Tünel -Ernesto Sabato
Artık varoluşçu yazarlarla sınama beni Allahım. Amin!
Aslında ben başıma gelecekleri biliyordum da, kendim kaşındım. Kitabın başında yazıyordu: “Romanda, kimseyle iletişim kuramayan tipik bir varoluşçu karşı-kahramanın, insanlık durumunun saçmalığı karşısında içe kapanışını betimledi.” Al işte! Sonra bir de Albert Camus bu kitabın Fransızca’ya çevrilmesine de önayak olmuş. İşte o noktada kaçsam kaçabilirdim aslında.
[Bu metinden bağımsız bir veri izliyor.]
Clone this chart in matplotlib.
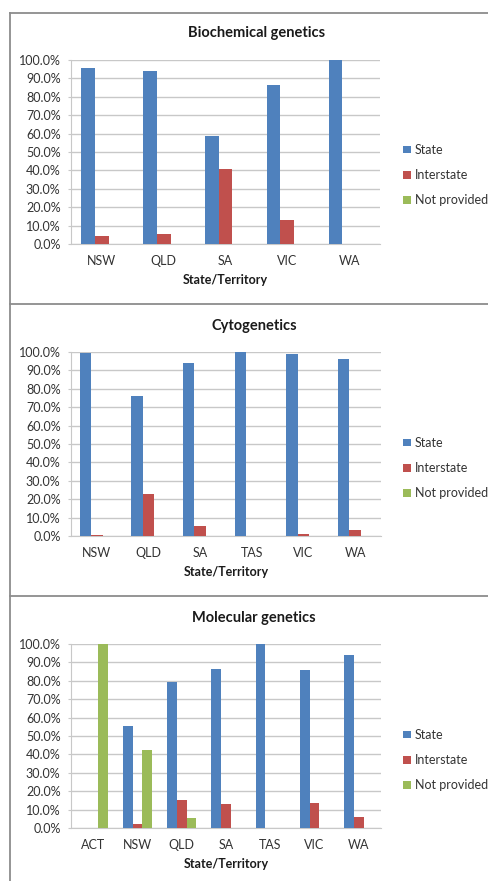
import numpy as np
import matplotlib
matplotlib.use("Agg")
import matplotlib.pyplot as plt
from matplotlib.ticker import PercentFormatter
from matplotlib.lines import Line2D

plt.rcParams['font.family'] = ['Lato', 'DejaVu Sans']

# Porcentaje de pruebas por estado: realizadas en el estado, interestatal, no indicado
bio_estados = ["NSW", "QLD", "SA", "VIC", "WA"]
bio_state = [95.5, 94.0, 58.8, 86.6, 100.0]
bio_inter = [4.4, 5.6, 41.0, 13.2, 0.0]
bio_np = [0.0, 0.0, 0.0, 0.0, 0.0]

cyto_estados = ["NSW", "QLD", "SA", "TAS", "VIC", "WA"]
cyto_state = [99.5, 76.2, 94.0, 100.0, 98.7, 96.2]
cyto_inter = [0.5, 23.0, 5.6, 0.0, 1.3, 3.4]
cyto_np = [0.0, 0.0, 0.0, 0.0, 0.0, 0.0]

mol_estados = ["ACT", "NSW", "QLD", "SA", "TAS", "VIC", "WA"]
mol_state = [0.0, 55.2, 79.1, 86.2, 100.0, 85.8, 94.0]
mol_inter = [0.0, 2.2, 15.4, 13.2, 0.0, 13.6, 5.8]
mol_np = [100.0, 42.5, 5.3, 0.0, 0.0, 0.0, 0.0]

series = ["State", "Interstate", "Not provided"]
colores = ["#4F81BD", "#C0504D", "#9BBB59"]

W, H = 488, 881
fig = plt.figure(figsize=(W / 100, H / 100), dpi=100)


def caja(x0, x1, y0, y1):
    # rectangulo en pixeles (desde arriba) -> fracciones de figura
    return [x0 / W, 1 - y1 / H, (x1 - x0) / W, (y1 - y0) / H]


def grafica(pos, titulo, estados, datos, titulo_xy, leyenda_y):
    ax = fig.add_axes(caja(*pos))
    x = np.arange(len(estados))
    ancho = 1 / 4.5
    for i, (vals, nombre, c) in enumerate(zip(datos, series, colores)):
        ax.bar(x + (i - 1) * ancho, vals, ancho, color=c, label=nombre, zorder=3)
    ax.set_xlim(-0.5, len(estados) - 0.5)
    ax.set_ylim(0, 100)
    ax.set_yticks(np.arange(0, 101, 10))
    ax.yaxis.set_major_formatter(PercentFormatter(xmax=100, decimals=1))
    ax.set_xticks(x)
    ax.set_xticklabels(estados)
    ax.grid(axis="y", color="#c8c8c8", linewidth=1, zorder=0)
    for lado in ["top", "right"]:
        ax.spines[lado].set_visible(False)
    for lado in ["left", "bottom"]:
        ax.spines[lado].set_color("#c8c8c8")
    ax.tick_params(axis="y", length=2.5, color="#c8c8c8", pad=5, labelsize=9, labelcolor="#333333")
    ax.tick_params(axis="x", length=0, pad=8, labelsize=9, labelcolor="#333333")
    ax.set_xlabel("State/Territory", fontsize=9, fontweight="bold", labelpad=5, color="#1a1a1a")
    fig.text(titulo_xy[0] / W, 1 - titulo_xy[1] / H, titulo, fontsize=10.5, fontweight="bold",
             ha="center", va="center", color="#1a1a1a")
    ax.legend(loc="center left", bbox_to_anchor=(398 / W, 1 - leyenda_y / H),
              bbox_transform=fig.transFigure, frameon=False, fontsize=9,
              handlelength=0.6, handleheight=0.6, handletextpad=0.35,
              labelspacing=1.05, borderaxespad=0, labelcolor="#333333")
    return ax


grafica((71, 380, 60, 244), "Biochemical genetics", bio_estados,
        [bio_state, bio_inter, bio_np], (257, 33), 175)
grafica((71, 381, 352, 536), "Cytogenetics", cyto_estados,
        [cyto_state, cyto_inter, cyto_np], (254, 326), 468)
grafica((71, 381, 644, 828), "Molecular genetics", mol_estados,
        [mol_state, mol_inter, mol_np], (254, 618), 760)

# marcos de cada panel
borde = dict(color="#8c8c8c", linewidth=1.3, transform=fig.transFigure)
for yy in [13, 304, 596]:
    fig.add_artist(Line2D([9.5 / W, 1], [1 - yy / H, 1 - yy / H], **borde))
fig.add_artist(Line2D([9.5 / W, 9.5 / W], [1 - 13 / H, 0], **borde))

fig.savefig("out.png", dpi=100)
Çünkü artık ne okumam ne okumamam gerektiğini bilecek yaştayım. Varoluşsal sorunlardan uzak durmalıyım, çünkü çözdüm ki ben onları! Vallahi bak!
Camus, Sartre… Ama yok olmuyor işte. Ernesto Sabato’nın yaşam öyküsü de içine çekti beni ve Maria Iribarne’yi öldüren adamın öyküsünü okurken buldum kendimi. Tünel’e girmiş bulundum bir kere. Şimdi üçlemenin diğer iki kitabını da okumam gerekiyor ki tünelden çıkabileyim. (Kahramanlar ve Mezarlar ile Karanlıkların Efendisi) Uzun bir yolculuk olacak.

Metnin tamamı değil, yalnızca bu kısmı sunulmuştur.